I am always a bit puzzled by the stories that I read and hear about the pop-up imposition of Ashes on Ash Wednesday. Again, last Wednesday accounts of street corners, train stations, drop-in hours at a church. People one by one receiving that liturgical mark of our flesh, our mortality. It’s a kind of stop and smudge spirituality. This week it struck me how different the practice is from our Reformed theological practice of the sacraments: baptism and communion. Because in our Presbyterian tradition, we are called, indeed required to celebrate them together. Home communion is an extension of the table, an extension of this Table where we feast together. We taste and see and feast and are nurtured… together. Not just every head bowed, everyone in prayer, being nurtured individually by the promise of our salvation. You and me, together, the body of Christ, nurtured at this Table. It is the reformed and sacramental critique of the ever-increasing individualism of faith and spirituality.
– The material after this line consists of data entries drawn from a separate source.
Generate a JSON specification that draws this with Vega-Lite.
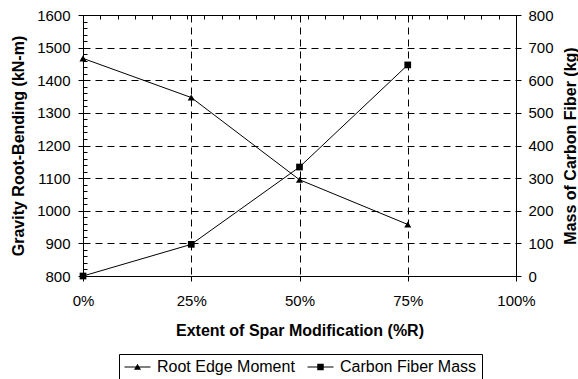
{
  "$schema": "https://vega.github.io/schema/vega-lite/v6.json",
  "width": 433,
  "height": 261,
  "autosize": {"type": "none"},
  "padding": {"left": 83, "top": 15, "right": 62, "bottom": 103},
  "background": "white",
  "config": {
    "font": "Liberation Sans",
    "view": {"stroke": "black", "strokeWidth": 1},
    "axis": {
      "domainColor": "black",
      "domainWidth": 1,
      "tickColor": "black",
      "tickWidth": 1,
      "labelColor": "black",
      "labelFont": "Liberation Sans",
      "labelFontSize": 15,
      "titleColor": "black",
      "titleFont": "Liberation Sans",
      "titleFontSize": 16,
      "titleFontWeight": "bold",
      "gridColor": "black",
      "gridOpacity": 1,
      "gridWidth": 1,
      "gridDash": [7, 5]
    },
    "legend": {
      "orient": "none",
      "legendX": 36,
      "legendY": 339,
      "direction": "horizontal",
      "strokeColor": "black",
      "fillColor": "white",
      "padding": 5,
      "symbolSize": 225,
      "labelOffset": 17,
      "columnPadding": 10,
      "labelFont": "Liberation Sans",
      "labelFontSize": 16,
      "labelColor": "black",
      "symbolOpacity": 1,
      "symbolFillColor": "black",
      "symbolStrokeColor": "black",
      "symbolStrokeWidth": 1
    }
  },
  "data": {
    "values": [
      {"pct": 0, "series": "Root Edge Moment", "value": 1467},
      {"pct": 0.25, "series": "Root Edge Moment", "value": 1347},
      {"pct": 0.5, "series": "Root Edge Moment", "value": 1095},
      {"pct": 0.75, "series": "Root Edge Moment", "value": 958},
      {"pct": 0, "series": "Carbon Fiber Mass", "value": 0},
      {"pct": 0.25, "series": "Carbon Fiber Mass", "value": 97},
      {"pct": 0.5, "series": "Carbon Fiber Mass", "value": 334},
      {"pct": 0.75, "series": "Carbon Fiber Mass", "value": 647}
    ]
  },
  "layer": [
    {
      "transform": [{"filter": "datum.series === 'Root Edge Moment'"}],
      "mark": {"type": "line", "color": "black", "strokeWidth": 1},
      "encoding": {
        "x": {
          "field": "pct", "type": "quantitative",
          "scale": {"domain": [0, 1], "nice": false},
          "axis": {"values": [0, 0.25, 0.5, 0.75, 1], "format": "%", "labelFlush": false, "grid": true, "tickSize": 5, "labelPadding": 12, "title": "Extent of Spar Modification (%R)", "titlePadding": 14}
        },
        "y": {
          "field": "value", "type": "quantitative",
          "scale": {"domain": [800, 1600], "nice": false, "zero": false},
          "axis": {"orient": "left", "values": [800, 900, 1000, 1100, 1200, 1300, 1400, 1500, 1600], "format": "d", "labelFlush": false, "grid": true, "tickSize": 5, "labelPadding": 8, "title": "Gravity Root-Bending (kN-m)", "titlePadding": 10}
        }
      }
    },
    {
      "transform": [{"filter": "datum.series === 'Root Edge Moment'"}],
      "mark": {"type": "point", "filled": true, "color": "black", "shape": "triangle-up", "size": 50, "opacity": 1},
      "encoding": {
        "x": {
          "field": "pct", "type": "quantitative",
          "scale": {"domain": [0, 1], "nice": false},
          "axis": {"values": [0, 0.04, 0.08, 0.12, 0.16, 0.2, 0.24, 0.25, 0.28, 0.32, 0.36, 0.4, 0.44, 0.48, 0.5, 0.52, 0.56, 0.6, 0.64, 0.68, 0.72, 0.75, 0.76, 0.8, 0.84, 0.88, 0.92, 0.96, 1], "tickSize": -4, "labels": false, "domain": false, "grid": false, "title": null}
        },
        "y": {
          "field": "value", "type": "quantitative",
          "scale": {"domain": [800, 1600], "nice": false, "zero": false},
          "axis": {"orient": "left", "values": [800, 820, 840, 860, 880, 900, 920, 940, 960, 980, 1000, 1020, 1040, 1060, 1080, 1100, 1120, 1140, 1160, 1180, 1200, 1220, 1240, 1260, 1280, 1300, 1320, 1340, 1360, 1380, 1400, 1420, 1440, 1460, 1480, 1500, 1520, 1540, 1560, 1580, 1600], "tickSize": -4, "labels": false, "domain": false, "grid": false, "title": null}
        }
      }
    },
    {
      "transform": [{"filter": "datum.series === 'Carbon Fiber Mass'"}],
      "mark": {"type": "line", "color": "black", "strokeWidth": 1},
      "encoding": {
        "x": {"field": "pct", "type": "quantitative", "scale": {"domain": [0, 1], "nice": false}, "axis": null},
        "y": {
          "field": "value", "type": "quantitative",
          "scale": {"domain": [0, 800], "nice": false},
          "axis": {"orient": "right", "values": [0, 100, 200, 300, 400, 500, 600, 700, 800], "labelFlush": false, "grid": false, "tickSize": 5, "labelPadding": 7, "title": "Mass of Carbon Fiber (kg)", "titleAngle": 270, "titleBaseline": "top", "titlePadding": 9}
        }
      }
    },
    {
      "transform": [{"filter": "datum.series === 'Carbon Fiber Mass'"}],
      "mark": {"type": "point", "filled": true, "color": "black", "shape": "square", "size": 45, "opacity": 1},
      "encoding": {
        "x": {"field": "pct", "type": "quantitative", "scale": {"domain": [0, 1], "nice": false}, "axis": null},
        "y": {"field": "value", "type": "quantitative", "scale": {"domain": [0, 800], "nice": false}, "axis": null}
      }
    },
    {
      "mark": {"type": "point", "filled": true, "color": "black", "opacity": 0},
      "encoding": {
        "x": {"field": "pct", "type": "quantitative", "scale": {"domain": [0, 1], "nice": false}, "axis": null},
        "y": {"field": "value", "type": "quantitative", "scale": {"domain": [0, 2000], "nice": false}, "axis": null},
        "shape": {
          "field": "series", "type": "nominal",
          "scale": {"domain": ["Root Edge Moment", "Carbon Fiber Mass"], "range": ["M-1,-0.067H2.467V0.067H-1ZM0.733,-0.42L1.2,0.38H0.267Z", "M-1,-0.067H2.467V0.067H-1ZM0.3,-0.433H1.167V0.433H0.3Z"]},
          "legend": {"title": null}
        }
      }
    }
  ],
  "resolve": {"scale": {"y": "independent"}, "axis": {"x": "independent", "y": "independent"}}
}
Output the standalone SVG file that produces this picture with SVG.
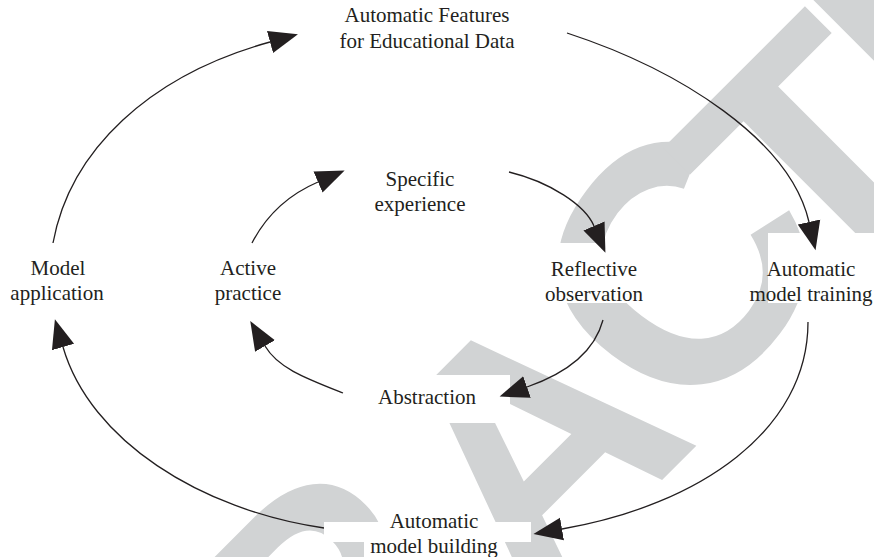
<svg xmlns="http://www.w3.org/2000/svg" width="874" height="557" viewBox="0 0 874 557">
  <style>
    .lbl { font-family: "Liberation Serif", "Times New Roman", serif; font-size: 21px; fill: #231f20; text-anchor: middle; }
    .arc { fill: none; stroke: #231f20; stroke-width: 1.3; }
    .box { fill: #ffffff; }
    .wm { font-family: "Liberation Sans", Arial, sans-serif; font-weight: bold; font-size: 340px; fill: #d1d3d4; }
  </style>
  <defs>
    <marker id="ah" markerUnits="userSpaceOnUse" markerWidth="32" markerHeight="26" viewBox="0 -13 32 26" refX="0" refY="0" orient="auto">
      <path d="M0,-11.5 L29,0 L0,11.5 z" fill="#231f20"/>
    </marker>
  </defs>
  <rect width="874" height="557" fill="#ffffff"/>

  <g id="watermark" class="wm" transform="translate(-125,1267) rotate(-45)">
    <text x="-21" y="-28">RETR</text>
    <text x="925" y="0">A</text>
    <text x="1150" y="-21" transform="rotate(-8 1274 -145)">C</text>
    <text x="1345" y="0">T<tspan dx="-16">ED</tspan></text>
  </g>

  <g id="boxes">
    <rect class="box" x="350" y="375" width="160" height="48"/>
    <rect class="box" x="324" y="522" width="207" height="20"/>
    <rect class="box" x="364" y="541" width="136" height="16"/>
    <rect class="box" x="768" y="233" width="106" height="70"/>
    <rect class="box" x="540" y="243" width="108" height="60"/>
  </g>

  <g id="connectors">
    <path class="arc" d="M53,243 C70,150 150,75 270,42" marker-end="url(#ah)"/>
    <path class="arc" d="M567,33 C680,70 790,140 809,222" marker-end="url(#ah)"/>
    <path class="arc" d="M808,322 C808,430 700,505 562,529" marker-end="url(#ah)"/>
    <path class="arc" d="M324,528 C200,510 90,440 63,347" marker-end="url(#ah)"/>
    <path class="arc" d="M252,243 C268,212 290,194 318,182" marker-end="url(#ah)"/>
    <path class="arc" d="M509,172 C550,182 585,205 594,226" marker-end="url(#ah)"/>
    <path class="arc" d="M603,320 C595,350 570,372 527,387" marker-end="url(#ah)"/>
    <path class="arc" d="M343,393 C305,378 278,368 265,346" marker-end="url(#ah)"/>
  </g>

  <g id="node-features">
    <text class="lbl" x="427" y="22">Automatic Features</text>
    <text class="lbl" x="427" y="48">for Educational Data</text>
  </g>
  <g id="node-specific">
    <text class="lbl" x="420" y="186">Specific</text>
    <text class="lbl" x="420" y="211">experience</text>
  </g>
  <g id="node-model-application">
    <text class="lbl" x="58" y="275">Model</text>
    <text class="lbl" x="57" y="300">application</text>
  </g>
  <g id="node-active">
    <text class="lbl" x="248" y="275">Active</text>
    <text class="lbl" x="248" y="300">practice</text>
  </g>
  <g id="node-reflective">
    <text class="lbl" x="594" y="276">Reflective</text>
    <text class="lbl" x="594" y="301">observation</text>
  </g>
  <g id="node-training">
    <text class="lbl" x="811" y="276">Automatic</text>
    <text class="lbl" x="811" y="301">model training</text>
  </g>
  <g id="node-abstraction">
    <text class="lbl" x="427" y="404">Abstraction</text>
  </g>
  <g id="node-building">
    <text class="lbl" x="434" y="528">Automatic</text>
    <text class="lbl" x="434" y="553">model building</text>
  </g>
</svg>
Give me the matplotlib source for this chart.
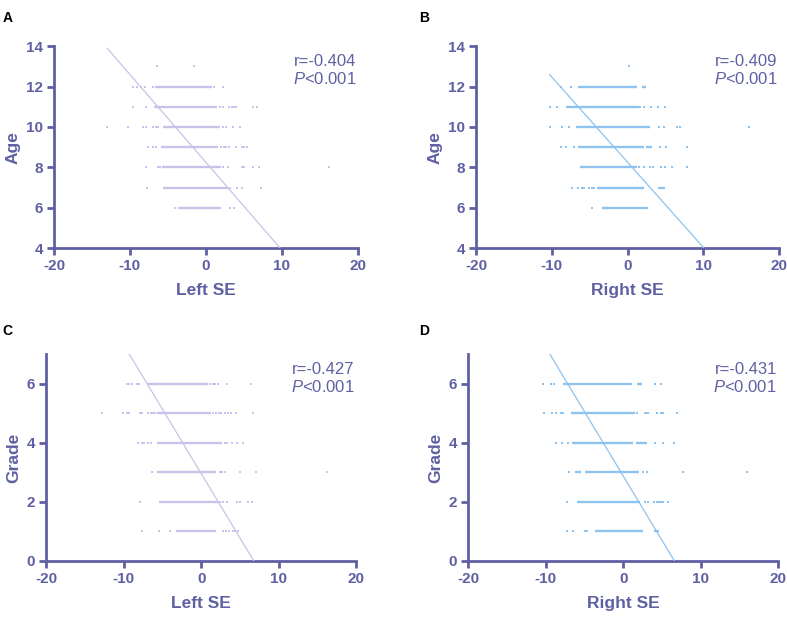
import matplotlib
matplotlib.use("Agg")
import matplotlib.pyplot as plt
import numpy as np

plt.rcParams['font.family'] = ['Liberation Sans', 'DejaVu Sans']
plt.rcParams['mathtext.fontset'] = 'custom'
plt.rcParams['mathtext.it'] = 'Liberation Sans:italic'
plt.rcParams['mathtext.rm'] = 'Liberation Sans'
plt.rcParams['axes.unicode_minus'] = False

# rows (integer y values) for each panel
age_rows = [13, 12, 11, 10, 9, 8, 7, 6]
grade_rows = [6, 5, 4, 3, 2, 1]

# A: Left SE vs Age -- dense runs of points (from, to) and single points
left_age_runs = [[], [(-6.7, 0.8)], [(-6.85, 1.4)], [(-5.7, 1.85)],
                 [(-5.95, 1.6)], [(-5.8, 2.05)], [(-5.7, 2.95)], [(-3.35, 2.05)]]
left_age_dots = [[-6.5, -1.6],
                 [-9.65, -9.1, -8.5, -8.0, -7.0, 1.1, 2.3],
                 [-9.55, -7.9, 1.85, 2.2, 3.05, 3.4, 3.7, 3.95, 6.2, 6.75],
                 [-13.05, -10.2, -8.25, -7.9, -6.95, -6.6, -6.3, 2.2, 2.7, 3.6, 4.45],
                 [-7.6, -6.95, -6.6, 2.05, 2.35, 2.7, 3.05, 3.95, 4.7, 5.0, 5.35],
                 [-7.95, -6.35, -6.05, 2.3, 2.95, 4.7, 5.0, 6.2, 7.0, 16.25],
                 [-7.7, 3.15, 4.05, 4.7, 7.2],
                 [-4.1, -3.5, 3.15, 3.7]]

# B: Right SE vs Age
right_age_runs = [[], [(-6.6, 1.2), (1.9, 2.45)], [(-8.1, 1.45)], [(-6.8, 2.95)],
                  [(-6.5, 2.1), (2.45, 3.2)], [(-6.35, 1.2)], [(-4.0, 2.1), (4.05, 4.95)],
                  [(-3.4, 2.75)]]
right_age_dots = [[0.2],
                  [-8.8, -7.5],
                  [-10.3, -9.35, 1.65, 2.1, 3.1, 4.05, 4.95],
                  [-10.25, -8.7, -7.7, 4.2, 4.8, 6.5, 6.9, 16.05],
                  [-8.8, -8.1, -7.05, 4.3, 5.1, 7.8],
                  [1.55, 2.1, 2.9, 3.3, 4.4, 4.95, 5.85, 7.8],
                  [-7.35, -6.5, -6.05, -5.75, -5.05, -4.75, -4.5],
                  [-4.65]]

# C: Left SE vs Grade
left_grade_runs = [[(-7.05, 0.9)], [(-5.7, 1.3)], [(-5.75, 2.7)], [(-5.7, 1.95)],
                   [(-5.45, 2.15)], [(-3.3, 1.95)]]
left_grade_dots = [[-9.65, -9.3, -9.0, -8.35, -8.05, 1.1, 1.45, 1.75, 2.15, 3.25, 6.35],
                   [-12.85, -10.15, -9.65, -9.3, -7.95, -7.6, -6.85, -6.5, -6.25, -6.0,
                    1.55, 1.9, 2.3, 2.6, 3.0, 3.45, 3.8, 4.5, 6.7],
                   [-8.15, -7.7, -7.35, -6.85, -6.45, 3.0, 3.25, 3.9, 4.55, 5.4],
                   [-6.3, 2.4, 2.7, 3.05, 4.95, 7.0, 16.25],
                   [-7.95, 2.4, 2.8, 3.25, 4.55, 4.95, 6.05, 6.6],
                   [-7.6, -5.45, -4.0, 2.8, 3.2, 3.6, 4.05, 4.4, 4.75]]

# D: Right SE vs Grade
right_grade_runs = [[(-7.75, 1.1), (1.75, 2.35)], [(-6.8, 1.5)], [(-6.65, 1.3), (1.65, 3.0)],
                    [(-6.2, -5.4), (-4.95, 2.05)], [(-6.0, 2.15)], [(-3.65, 2.6), (3.95, 4.65)]]
right_grade_dots = [[-10.4, -9.35, -8.95, 4.1, 4.85],
                    [-10.25, -9.25, -8.7, -8.1, -7.75, 1.75, 2.8, 3.05, 3.25, 4.3, 4.85,
                     5.0, 5.15, 6.9],
                    [-8.7, -7.95, -7.1, 4.1, 5.1, 6.55],
                    [-6.95, 2.6, 3.1, 7.75, 15.95],
                    [-7.25, 2.8, 3.25, 3.95, 4.3, 4.6, 4.85, 5.1, 5.8],
                    [-7.3, -6.45, -4.95, -4.7]]

# fitted lines: intercept, slope, x range
fit_intercept = [8.25, 8.25, 2.95, 2.87]
fit_slope = [-0.435, -0.422, -0.436, -0.436]
fit_xrange = [(-13.0, 10.0), (-10.3, 10.0), (-9.3, 6.8), (-9.45, 6.6)]
r_values = ['-0.404', '-0.409', '-0.427', '-0.431']
panel_letters = ['A', 'B', 'C', 'D']
x_labels = ['Left SE', 'Right SE', 'Left SE', 'Right SE']
y_labels = ['Age', 'Age', 'Grade', 'Grade']

ink = '#5F60A3'
lavender = '#C7C3EA'
blue = '#8DC3EE'

fig = plt.figure(figsize=(7.87, 6.17), dpi=100)
rects = [[0.0686, 0.598, 0.386, 0.327],
         [0.605, 0.598, 0.385, 0.327],
         [0.0588, 0.091, 0.394, 0.335],
         [0.595, 0.091, 0.394, 0.335]]

panels = [(age_rows, left_age_runs, left_age_dots, lavender, (4, 14), [4, 6, 8, 10, 12, 14]),
          (age_rows, right_age_runs, right_age_dots, blue, (4, 14), [4, 6, 8, 10, 12, 14]),
          (grade_rows, left_grade_runs, left_grade_dots, lavender, (0, 7), [0, 2, 4, 6]),
          (grade_rows, right_grade_runs, right_grade_dots, blue, (0, 7), [0, 2, 4, 6])]

for i, (rows, runs, dots, col, ylim, yticks) in enumerate(panels):
    ax = fig.add_axes(rects[i])
    for y, rr, dd in zip(rows, runs, dots):
        for a, b in rr:
            ax.hlines(y, a, b, color=col, lw=1.7, zorder=2)
        ax.scatter(dd, [y] * len(dd), s=3.5, marker='s', color=col, linewidths=0, zorder=2)
    xs = np.array(fit_xrange[i])
    ax.plot(xs, fit_intercept[i] + fit_slope[i] * xs, color=col, lw=0.9, zorder=3)

    ax.set_xlim(-20, 20)
    ax.set_ylim(*ylim)
    ax.set_xticks([-20, -10, 0, 10, 20])
    ax.set_yticks(yticks)
    for s in ['top', 'right']:
        ax.spines[s].set_visible(False)
    for s in ['left', 'bottom']:
        ax.spines[s].set_color(ink)
        ax.spines[s].set_linewidth(2.0)
    ax.tick_params(colors=ink, width=2.0, length=5, labelsize=11, pad=3)
    for lab in ax.get_xticklabels() + ax.get_yticklabels():
        lab.set_fontweight('bold')
    ax.set_xlabel(x_labels[i], fontsize=12.5, fontweight='bold', color=ink, labelpad=7)
    ax.set_ylabel(y_labels[i], fontsize=12.5, fontweight='bold', color=ink, labelpad=4)
    ax.text(0.995, 0.96, 'r=' + r_values[i] + '\n$P$<0.001', transform=ax.transAxes,
            ha='right', va='top', fontsize=12, color=ink, linespacing=1.15)

fig.text(0.003, 0.982, 'A', fontsize=10, fontweight='bold', va='top')
fig.text(0.532, 0.982, 'B', fontsize=10, fontweight='bold', va='top')
fig.text(0.003, 0.475, 'C', fontsize=10, fontweight='bold', va='top')
fig.text(0.532, 0.475, 'D', fontsize=10, fontweight='bold', va='top')

fig.savefig('out.png', dpi=100)
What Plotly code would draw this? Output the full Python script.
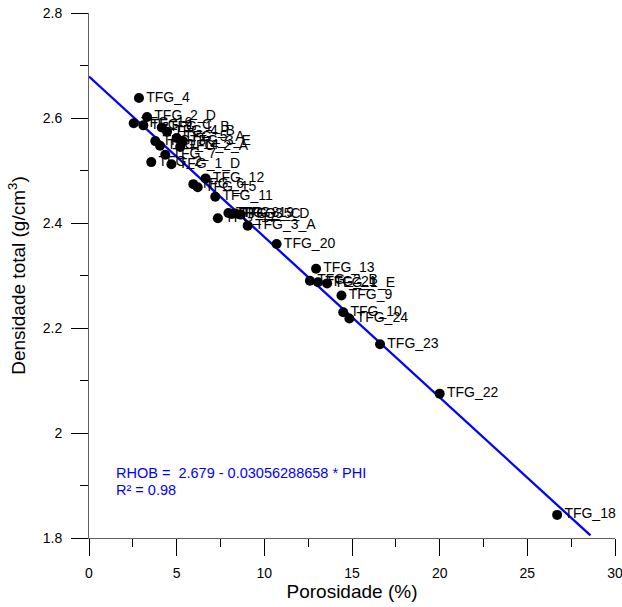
import plotly.graph_objects as go

# ---- data ----
labels = ["TFG_4", "TFG_2_D", "TFG_16", "TFG_1_C", "TFG_1_B", "TFG_4_B", "TFG_3",
          "TFG_14", "TFG_5_A", "TFG_3_E", "TFG_2_A", "TFG_7", "TFG_2", "TFG_1_D",
          "TFG_12", "TFG_6", "TFG_15", "TFG_11", "TFG_17", "TFG_8", "TFG_3_C",
          "TFG_19", "TFG_5_D", "TFG_3_A", "TFG_20", "TFG_13", "TFG_2_B", "TFG_21",
          "TFG_1_E", "TFG_9", "TFG_10", "TFG_24", "TFG_23", "TFG_22", "TFG_18"]
phi = [2.85, 3.31, 2.55, 3.10, 4.15, 4.45, 3.78,
       4.05, 5.00, 5.35, 5.20, 4.35, 3.55, 4.70,
       6.65, 5.95, 6.20, 7.20, 7.35, 7.95, 8.15,
       8.35, 8.65, 9.05, 10.70, 12.95, 12.60, 13.06,
       13.58, 14.40, 14.50, 14.85, 16.60, 20.00, 26.70]
rhob = [2.638, 2.602, 2.590, 2.586, 2.582, 2.574, 2.556,
        2.547, 2.562, 2.556, 2.545, 2.530, 2.516, 2.512,
        2.485, 2.474, 2.468, 2.450, 2.409, 2.419, 2.417,
        2.418, 2.416, 2.395, 2.360, 2.313, 2.290, 2.287,
        2.285, 2.262, 2.230, 2.218, 2.169, 2.075, 1.844]

x_ticks = [0, 5, 10, 15, 20, 25, 30]
x_ticktext = ["0", "5", "10", "15", "20", "25", "30"]
y_ticks = [1.8, 2.0, 2.2, 2.4, 2.6, 2.8]
y_ticktext = ["1.8", "2", "2.2", "2.4", "2.6", "2.8"]

intercept = 2.679
slope = -0.03056288658
line_x = [0, 28.6]
line_y = [intercept + slope * v for v in line_x]

font_family = "Arial, Liberation Sans, sans-serif"

fig = go.Figure()
fig.add_trace(go.Scatter(
    x=line_x, y=line_y, mode="lines",
    line=dict(color="#0000ff", width=2.3),
    hoverinfo="skip", showlegend=False,
))
fig.add_trace(go.Scatter(
    x=phi, y=rhob, mode="markers+text",
    text=labels, textposition="middle right",
    textfont=dict(family=font_family, size=14, color="black"),
    marker=dict(color="black", size=10),
    cliponaxis=False,
    showlegend=False,
))

fig.add_annotation(
    x=1.4, y=1.924, xref="x", yref="y", xanchor="left", yanchor="middle",
    text="RHOB =  2.679 - 0.03056288658 * PHI", showarrow=False,
    font=dict(family=font_family, size=14.5, color="#0000ff"),
)
fig.add_annotation(
    x=1.4, y=1.891, xref="x", yref="y", xanchor="left", yanchor="middle",
    text="R² = 0.98", showarrow=False,
    font=dict(family=font_family, size=14.5, color="#0000ff"),
)

fig.update_layout(
    width=622, height=607,
    margin=dict(l=89, r=7, t=13, b=69),
    paper_bgcolor="white", plot_bgcolor="white",
    font=dict(family=font_family, size=14, color="black"),
)
fig.update_xaxes(
    range=[0, 30], showgrid=False, zeroline=False, automargin=False,
    showline=True, linecolor="#606060", linewidth=1,
    ticks="outside", ticklen=17, tickcolor="black", tickwidth=1,
    tickmode="array", tickvals=x_ticks, ticktext=x_ticktext,
    minor=dict(ticks="outside", ticklen=8, tickcolor="black", dtick=2.5, tick0=0, showgrid=False),
    tickfont=dict(size=14), ticklabelstandoff=5, ticklabeloverflow="allow",
    title=dict(text="Porosidade (%)", font=dict(size=19), standoff=2),
)
fig.update_yaxes(
    range=[1.8, 2.8], showgrid=False, zeroline=False, automargin=False,
    showline=True, linecolor="#606060", linewidth=1,
    ticks="outside", ticklen=17, tickcolor="black", tickwidth=1,
    tickmode="array", tickvals=y_ticks, ticktext=y_ticktext,
    minor=dict(ticks="outside", ticklen=8, tickcolor="black", dtick=0.1, tick0=1.8, showgrid=False),
    tickfont=dict(size=14), ticklabelstandoff=6, ticklabeloverflow="allow",
    title=dict(text="Densidade total (g/cm<sup>3</sup>)", font=dict(size=19), standoff=12),
)

fig.write_html("out.html")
Here at this Table we are nurtured by the promise of salvation together. Receiving anew the gift of our salvation and being sent out as servants of the kingdom. And if it is true that salvation in Luke is not just about eternity but is a liberating, abundant life-giving gift now, then we are being sent into the world as midwives of the very salvation of Jesus Christ. Called by Jesus to bring salvation to bear in the lives of those who live with the disgrace; the timeless, ever-present sin of the disgrace of the world and the church and even someone’s people heaping disdain, pain, and suffering of them all in the name of God.
Elizabeth at about five months, said, “God took away the disgrace I have endured among my people.”
Come, taste and see, and bear witness to salvation.